GIVEN TASK :: Line by line, repeat the data below exactly, beginning at the first line and ending at the line with "import * as". Omit pictures.

DATASET EXTRACT ::
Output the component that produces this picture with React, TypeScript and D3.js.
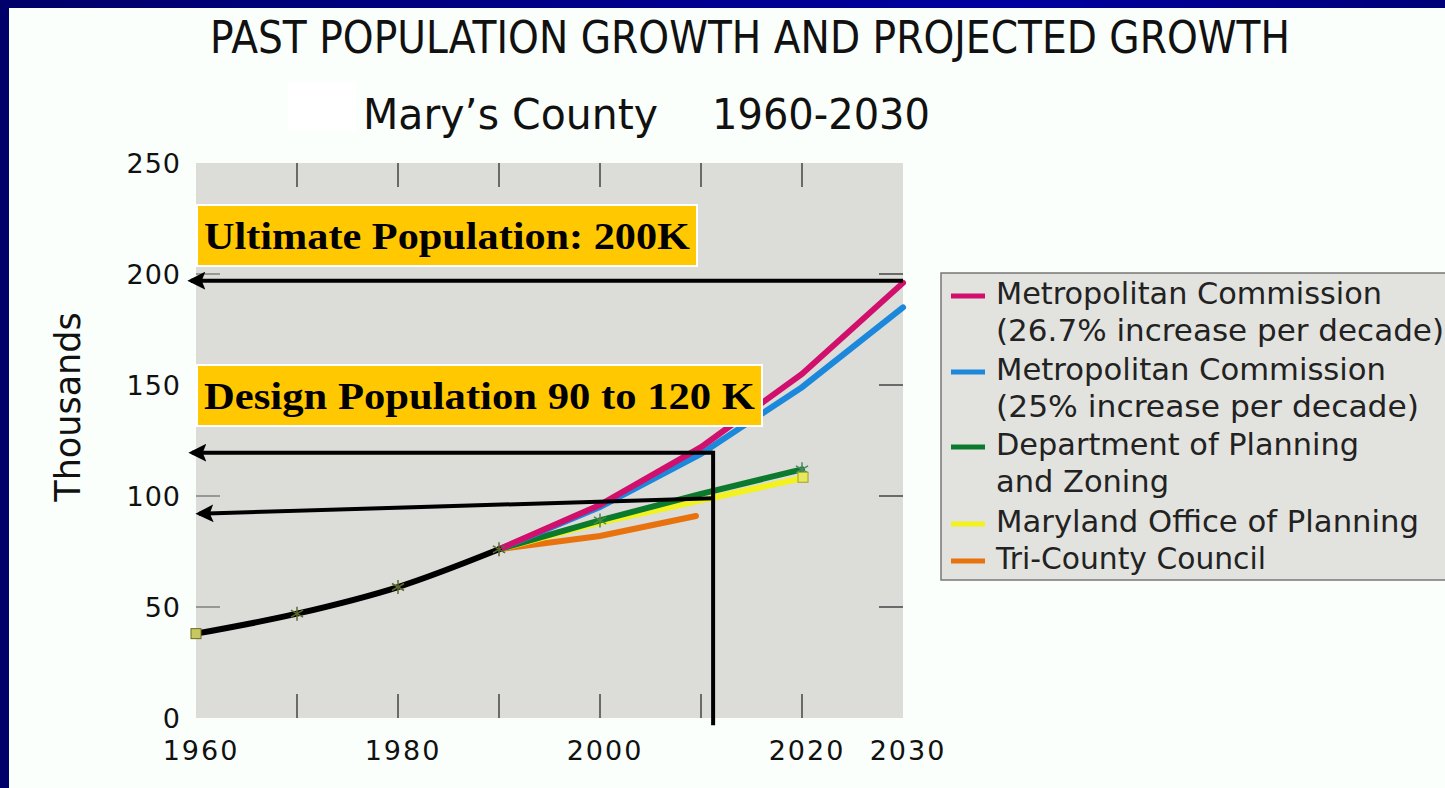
import React, { useEffect, useRef } from "react";
import * as d3 from "d3";

const years = [1960, 1970, 1980, 1990, 2000, 2010, 2020, 2030];
const xLabels = [1960, 1980, 2000, 2020, 2030];
const yTicks = [0, 50, 100, 150, 200, 250];

const pastYears = [1960, 1970, 1980, 1990];
const pastValues = [38, 47, 59, 76];

const metro267Years = [1990, 2000, 2010, 2020, 2030];
const metro267Values = [76, 96, 122, 155, 196];
const metro25Years = [1990, 2000, 2010, 2020, 2030];
const metro25Values = [76, 95, 119, 149, 185];
const planningYears = [1990, 2000, 2010, 2020];
const planningValues = [76, 89, 101, 112];
const marylandYears = [1990, 2000, 2010, 2020];
const marylandValues = [76, 88, 98, 108];
const triCountyYears = [1990, 2000, 2009.5];
const triCountyValues = [76, 82, 91];

const legendLabels = [
  ["Metropolitan Commission", "(26.7% increase per decade)"],
  ["Metropolitan Commission", "(25% increase per decade)"],
  ["Department of Planning", "and Zoning"],
  ["Maryland Office of Planning"],
  ["Tri-County Council"],
];

type Pt = { year: number; value: number };
const zip = (ys: number[], vs: number[]): Pt[] => ys.map((y, i) => ({ year: y, value: vs[i] }));

const App: React.FC = () => {
  const svgRef = useRef<SVGSVGElement | null>(null);

  useEffect(() => {
    if (!svgRef.current) return;
    const W = 1445;
    const H = 788;
    const svg = d3.select(svgRef.current).attr("width", W).attr("height", H);
    svg.selectAll("*").remove();

    // slide background
    const defs = svg.append("defs");
    const bg = defs.append("linearGradient").attr("id", "bgGrad").attr("x1", "0%").attr("x2", "100%");
    bg.append("stop").attr("offset", "0%").attr("stop-color", "#00006a");
    bg.append("stop").attr("offset", "70%").attr("stop-color", "#0000a0");
    bg.append("stop").attr("offset", "100%").attr("stop-color", "#000078");
    svg.append("rect").attr("width", W).attr("height", H).attr("fill", "url(#bgGrad)");
    svg.append("rect").attr("x", 9).attr("y", 8).attr("width", W - 9).attr("height", H - 8).attr("fill", "#fbfffb");

    const sans = "'DejaVu Sans', sans-serif";

    // titles
    svg.append("text")
      .attr("x", 210).attr("y", 53)
      .attr("font-family", sans).attr("font-size", 44)
      .attr("textLength", 1080).attr("lengthAdjust", "spacingAndGlyphs")
      .attr("fill", "#111")
      .text("PAST POPULATION GROWTH AND PROJECTED GROWTH");
    svg.append("rect").attr("x", 288).attr("y", 82).attr("width", 68).attr("height", 48).attr("fill", "#ffffff");
    svg.append("text")
      .attr("x", 363).attr("y", 129)
      .attr("font-family", sans).attr("font-size", 42)
      .attr("textLength", 295).attr("lengthAdjust", "spacingAndGlyphs")
      .attr("fill", "#111")
      .text("Mary\u2019s County");
    svg.append("text")
      .attr("x", 712).attr("y", 129)
      .attr("font-family", sans).attr("font-size", 42)
      .attr("textLength", 218).attr("lengthAdjust", "spacingAndGlyphs")
      .attr("fill", "#111")
      .text("1960-2030");

    const left = 196, right = 903, top = 163, bottom = 718;
    const x = d3.scaleLinear().domain([1960, 2030]).range([left, right]);
    const y = d3.scaleLinear().domain([0, 250]).range([bottom, top]);

    svg.append("rect")
      .attr("x", left).attr("y", top)
      .attr("width", right - left).attr("height", bottom - top)
      .attr("fill", "#dcdcd8");

    // inward ticks on all four sides
    const tickLen = 24;
    const inner = years.slice(1, -1);
    const tg = svg.append("g").attr("stroke", "#6a6a6a").attr("stroke-width", 2);
    inner.forEach((yr) => {
      tg.append("line").attr("x1", x(yr)).attr("x2", x(yr)).attr("y1", bottom).attr("y2", bottom - tickLen);
      tg.append("line").attr("x1", x(yr)).attr("x2", x(yr)).attr("y1", top).attr("y2", top + tickLen);
    });
    yTicks.slice(1, -1).forEach((v) => {
      tg.append("line").attr("x1", right).attr("x2", right - tickLen).attr("y1", y(v)).attr("y2", y(v));
      tg.append("line").attr("x1", left).attr("x2", left + tickLen).attr("y1", y(v)).attr("y2", y(v)).attr("opacity", 0.6);
    });

    // tick labels
    yTicks.forEach((v) => {
      svg.append("text")
        .attr("x", 181).attr("y", y(v) + 10)
        .attr("text-anchor", "end")
        .attr("font-family", sans).attr("font-size", 27)
        .attr("letter-spacing", 1)
        .attr("fill", "#111")
        .text(String(v));
    });
    xLabels.forEach((yr) => {
      svg.append("text")
        .attr("x", x(yr) + 5).attr("y", 760)
        .attr("text-anchor", "middle")
        .attr("font-family", sans).attr("font-size", 27)
        .attr("letter-spacing", 2)
        .attr("fill", "#111")
        .text(String(yr));
    });

    svg.append("text")
      .attr("transform", `translate(80,${407}) rotate(-90)`)
      .attr("text-anchor", "middle")
      .attr("font-family", sans).attr("font-size", 35)
      .attr("fill", "#111")
      .text("Thousands");

    // series
    const line = d3.line<Pt>().x((d) => x(d.year)).y((d) => y(d.value));
    const series = [
      { data: zip(triCountyYears, triCountyValues), color: "#e8720e" },
      { data: zip(marylandYears, marylandValues), color: "#f2f21e" },
      { data: zip(planningYears, planningValues), color: "#0b7a2c" },
      { data: zip(metro25Years, metro25Values), color: "#1c88dc" },
      { data: zip(metro267Years, metro267Values), color: "#d0106c" },
    ];
    series.forEach((s) => {
      svg.append("path").datum(s.data)
        .attr("fill", "none").attr("stroke", s.color)
        .attr("stroke-width", 6).attr("stroke-linecap", "round")
        .attr("d", line);
    });
    const pastLine = d3.line<Pt>().x((d) => x(d.year)).y((d) => y(d.value)).curve(d3.curveMonotoneX);
    const past = zip(pastYears, pastValues);
    svg.append("path").datum(past)
      .attr("fill", "none").attr("stroke", "#000")
      .attr("stroke-width", 6).attr("stroke-linecap", "round")
      .attr("d", pastLine);

    // small star markers
    const star = (cx: number, cy: number, color: string) => {
      const g = svg.append("g").attr("stroke", color).attr("stroke-width", 1.5);
      [0, 60, 120].forEach((a) => {
        const r = (a * Math.PI) / 180;
        g.append("line")
          .attr("x1", cx - 7 * Math.sin(r)).attr("y1", cy - 7 * Math.cos(r))
          .attr("x2", cx + 7 * Math.sin(r)).attr("y2", cy + 7 * Math.cos(r));
      });
    };
    past.slice(1).forEach((d) => star(x(d.year), y(d.value), "#5a6a30"));
    star(x(2000), y(planningValues[1]), "#4a8a40");
    star(x(2020), y(planningValues[3]), "#4a8a60");
    svg.append("rect").attr("x", x(1960) - 5).attr("y", y(pastValues[0]) - 5)
      .attr("width", 10).attr("height", 10).attr("fill", "#c8c860").attr("stroke", "#6a6a20");
    svg.append("rect").attr("x", x(2020) - 4).attr("y", y(marylandValues[3]) - 6)
      .attr("width", 10).attr("height", 10).attr("fill", "#e8e860").attr("stroke", "#a0a020");

    // annotation arrows
    defs.append("marker")
      .attr("id", "arrow").attr("viewBox", "0 0 10 10")
      .attr("refX", 8).attr("refY", 5)
      .attr("markerWidth", 4.5).attr("markerHeight", 4.5)
      .attr("orient", "auto")
      .append("path").attr("d", "M0,0 L10,5 L0,10 L2,5 Z").attr("fill", "#000");

    const arrows = [
      { x1: 2030, y1: 197, x2: 1959.5, y2: 197 },
      { x1: 2011.2, y1: 119.5, x2: 1959.6, y2: 119.5 },
      { x1: 2011.2, y1: 99, x2: 1960.3, y2: 92 },
    ];
    arrows.forEach((a) => {
      svg.append("line")
        .attr("x1", x(a.x1)).attr("y1", y(a.y1))
        .attr("x2", x(a.x2)).attr("y2", y(a.y2))
        .attr("stroke", "#000").attr("stroke-width", 4)
        .attr("marker-end", "url(#arrow)");
    });
    svg.append("line")
      .attr("x1", x(2011.2)).attr("x2", x(2011.2))
      .attr("y1", y(119.5) - 2).attr("y2", y(-3.3))
      .attr("stroke", "#000").attr("stroke-width", 4);

    // yellow callouts
    const callouts = [
      { label: "Ultimate Population: 200K", y0: 205, w: 500 },
      { label: "Design Population 90 to 120 K", y0: 365, w: 565 },
    ];
    callouts.forEach((c) => {
      svg.append("rect")
        .attr("x", 197).attr("y", c.y0).attr("width", c.w).attr("height", 61)
        .attr("fill", "#ffc800").attr("stroke", "#ffffff").attr("stroke-width", 2);
      svg.append("text")
        .attr("x", 204).attr("y", c.y0 + 44)
        .attr("font-family", "'Liberation Serif', 'Times New Roman', serif")
        .attr("font-weight", "bold").attr("font-size", 38)
        .attr("textLength", c.w - 14).attr("lengthAdjust", "spacingAndGlyphs")
        .attr("fill", "#000")
        .text(c.label);
    });

    // legend
    svg.append("rect")
      .attr("x", 941).attr("y", 273).attr("width", 520).attr("height", 307)
      .attr("fill", "#e2e2de").attr("stroke", "#777").attr("stroke-width", 1.5);
    const legendColors = ["#d0106c", "#1c88dc", "#0b7a2c", "#f2f21e", "#e8720e"];
    const rowY = [293, 369, 444, 521, 558];
    const textWidths = [[386, 448], [390, 423], [363, 173], [423], [270]];
    legendLabels.forEach((lines, i) => {
      svg.append("line")
        .attr("x1", 951).attr("x2", 985)
        .attr("y1", rowY[i] + 3).attr("y2", rowY[i] + 3)
        .attr("stroke", legendColors[i]).attr("stroke-width", 5);
      lines.forEach((t, j) => {
        svg.append("text")
          .attr("x", 996).attr("y", rowY[i] + 11 + j * 37)
          .attr("font-family", sans).attr("font-size", 30)
          .attr("textLength", textWidths[i][j]).attr("lengthAdjust", "spacingAndGlyphs")
          .attr("fill", "#222")
          .text(t);
      });
    });
  }, []);

  return (
    <svg
      ref={svgRef}
      style={{ position: "absolute", left: 0, top: 0, display: "block" }}
    ></svg>
  );
};

export default App;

RESPONSE TO THIS EXERCISE ::
Output the component that produces this picture with React, TypeScript and D3.js.
import React, { useEffect, useRef } from "react";
import * as d3 from "d3";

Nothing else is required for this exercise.